A menudo es el sujeto mismo quien teme descentrarse y, en el vacío de representación del otro, el hombre sin empatía pone sus propias representaciones. La proyección es un proceso psíquico íntimo que se da entre dos organismos. Es una operación por la cual un sujeto expulsa de sí mismo y localiza en el otro cualidades, sentimientos, deseos, etc., que los son propios. Cuando ya no hay diferenciación entre uno mismo y el otro porque no hay otro o porque el sujeto es funcional, tampoco hay lugar para la empatía.

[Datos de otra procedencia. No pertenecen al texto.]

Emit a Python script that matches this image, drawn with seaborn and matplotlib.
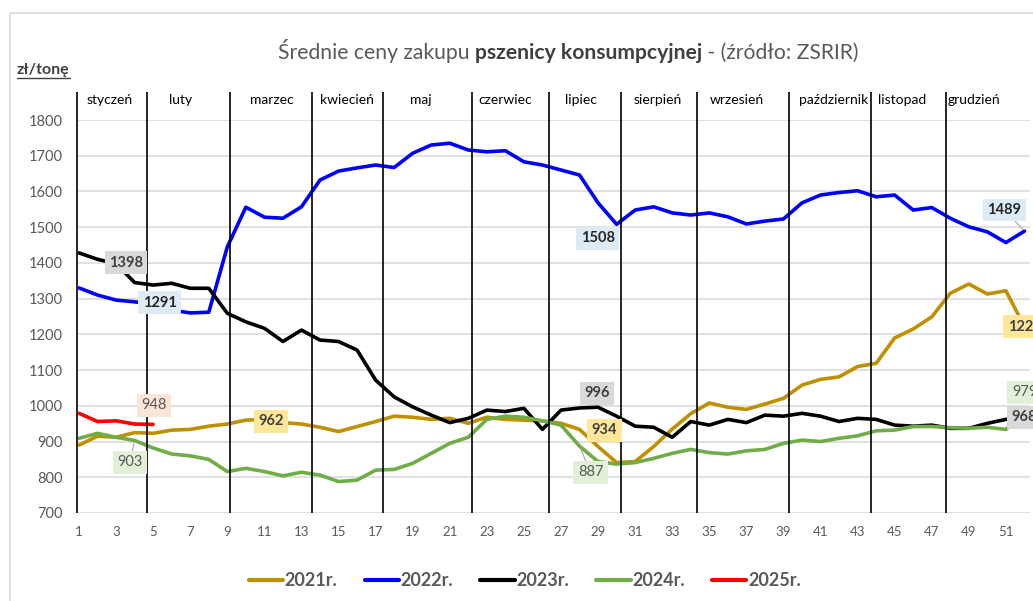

La proyección revela un trastorno del desarrollo cuando el sujeto, al no poder representarse el mundo del otro, le atribuye sus propios deseos de amor o de odio, de protección o de persecución.
Cuando se da el caso de que el otro no ofrece seguridad porque también él está en dificultades a causa de una depresión, de una personalidad inquieta o de un trauma que le atemoriza, el pequeño se apega a un objeto perturbador que se transforma así en una base de inseguridad, de manera tal que a su lado se siente mal y lejos de él se siente ansioso.
Referencia
Cyrulnik, B. (2007). De Cuerpo y Alma. Neuronas y Afecto. Barcelona: Gedisa.